I am very blessed that Someone important in my Life, carefully assisted me in conencting the dots between pleasure and pain over the last few years. ;)

My roommate thinks I'm weird... she borrows books from my D/s library, and I helped her design a restraint system for her bed/a few toys this weekend (she and her partner do a lot of bondagy sort of things), so she's very understanding of where I'm at... except for the pain thing.

She'll be relating some story about something or other she and her partner were doing.

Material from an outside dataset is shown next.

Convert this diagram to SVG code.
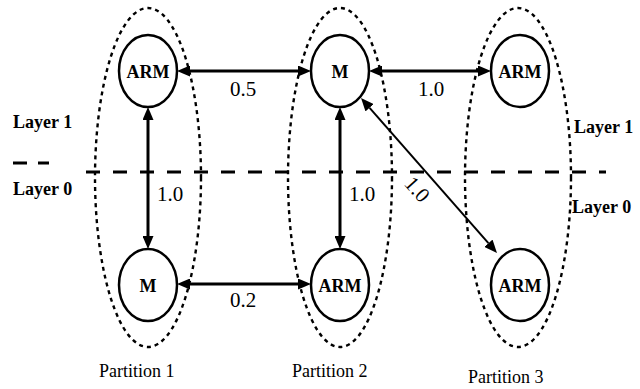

Me: "But why did you stop? If you'd have done ___ the pain receptors would have kicked in, and you'd get this *fabulous* endorphin rush!"

Her: "But that would HURT."

ME: "Aaaaaaannnnnnnd?"

*crickets chirp*

Her: *Sigh* "I love you. I'm not doing that. It'll hurt."

ROFL
 
CutieMouse said:
LOL

I am very blessed that Someone important in my Life, carefully assisted me in conencting the dots between pleasure and pain over the last few years. ;)

My roommate thinks I'm weird... she borrows books from my D/s library, and I helped her design a restraint system for her bed/a few toys this weekend (she and her partner do a lot of bondagy sort of things), so she's very understanding of where I'm at... except for the pain thing.

She'll be relating some story about something or other she and her partner were doing.

Me: "But why did you stop? If you'd have done ___ the pain receptors would have kicked in, and you'd get this *fabulous* endorphin rush!"

Her: "But that would HURT."

ME: "Aaaaaaannnnnnnd?"

*crickets chirp*

Her: *Sigh* "I love you. I'm not doing that. It'll hurt."

ROFL

My best friend and I have similar conversations. lol I have way too much fun with her.